Coming off a rough loss to the Cleveland Cavaliers, it’s become painfully obvious that the Philadelphia 76ers have a depth issue.
The Sixers have plenty of work to do if they’re going to turn this roster into a contender. If Daryl Morey is going to fill out this team, his best bet is through the trade market, and there’s plenty of options.
Trades Options For The Philadelphia 76ers
The Sixers will have plenty of teams to choose from when looking for a trade partner, many of which are in their own conference.
The team should look to pilfer the East’s bottom-dwellers to build a bench worthy of post-season contention.
Trade #1 – The Orlando Magic
The Orlando Magic are on the fast track to the bottom of the East. While it’s not entirely their fault, the truth is that the team is better off selling off some short-term pieces for future picks and flexibility—pieces like Al-Farouq Aminu and James Ennis.
At one time, Aminu was a solid two-way role player who helped solidify a competitive Portland Trail Blazers team from 2015-19.
Aminu would primarily play power forward at this point in his career, which is exactly what the Sixers need. Aminu could be the much-needed stretch four off the Sixers bench while playing at least average defense.
James Ennis, meanwhile, would return to the Sixers as a solid two-way contributor. He’s not necessarily a difference-maker, but he certainly would improve the Sixers’ current bench.
The best part is that the two would come about as cheap as possible. Ennis is legitimately a buy-out candidate while Aminu is owed over $10 million next season, something the Magic would certainly prefer off their books.
Trade #2 – The Detroit Pistons
The Sixers have a clear need for ball handling and shooting. They can answer both of those needs by calling up the Detroit Pistons for a couple of their expendable players.
Wright would be a flawless fit as he does a little bit of everything and the Sixers bench needs everything. He can shoot, score (yes, that’s different), defend, and handle the ball.
He also is under contract through the 2022 season at an extremely reasonable $8.5 Million. Even more reasonable is the $2.5 million that Wayne Ellington makes this season.
The Wynnewood, PA native has been one of the lone bright spots for a dreadful Detroit Pistons team. His game isn’t as versatile as Wright’s, but he can provide the Sixers some much-needed shooting off the bench.
Neither player would command a king’s ransom on the open market, but together, their value is obviously increased.
A first and a second are more than fair.
Trade #3 – The Oklahoma City Thunder/Cleveland Cavaliers
Finally comes a three-team deal that by itself would nearly fix the Sixers’ bench.

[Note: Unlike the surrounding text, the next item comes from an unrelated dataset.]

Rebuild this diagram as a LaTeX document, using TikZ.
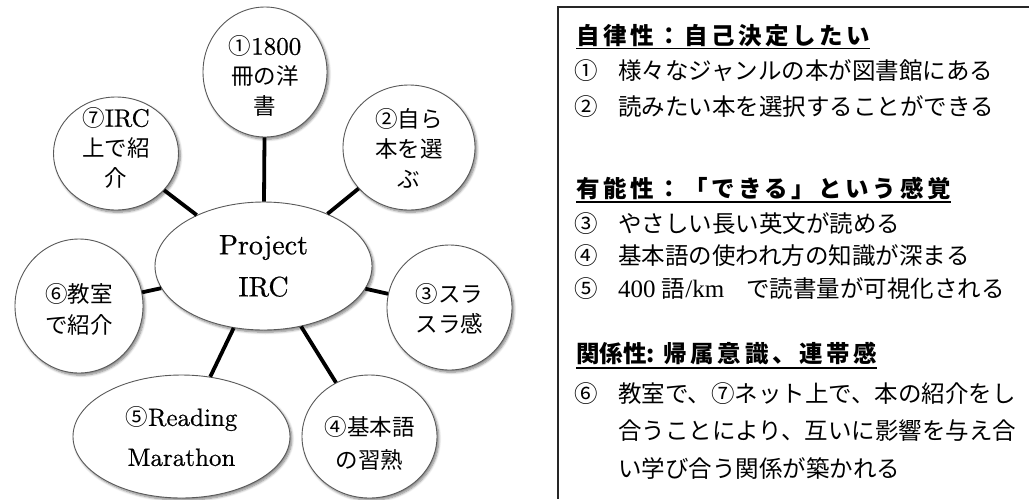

Philadelphia could not only take advantage of the Cleveland Cavaliers’ position in the standings but also play right into the Oklahoma City Thunder‘s hands. The Thunder have made it no secret that they’re looking to move basically every player over the age of 25 for draft capital.
Hill checks all the boxes for the Sixers much the way Delon Wright does, possibly more so. His shooting, defense, and veteran leadership could not only replace but supersede that of Danny Green. He could with the starters or the bench and move back and forth with ease.
Larry Nance, meanwhile, would be a perfect fit as a 3&D power forward. It’s hard to envision Cleveland trading the son of the legendary Cav, but it’s not illogical.
The Cavaliers are certainly better this year but are likely two years away from the playoffs, let alone contention. Nance is clearly outside of their timeline, as he will be 30 by that time.
Cleveland is better off moving him for what they can get and focusing on future draft picks and financial flexibility, much like the Orlando Magic.
Last but not least is the addition of Kenrich Williams. The third-year player out of TCU has started to hit his stride in OKC and looks to have found his role at the NBA level.
As a shooter specifically, he has come leaps and bounds. Williams is now a 42.2% shooter from deep. That’s an eye-popping increase of 16.4%. Even more impressive is his corner three-point percentage, 63.6%.
While he only takes 2.6 threes per 36 minutes, the skill is there, and his volume could certainly increase. Either way, he is on an extremely reasonable three-year, $6 million deal.
The Sixers could certainly do much worse than a trade package that nets them two fringe starters and a cheap bench piece.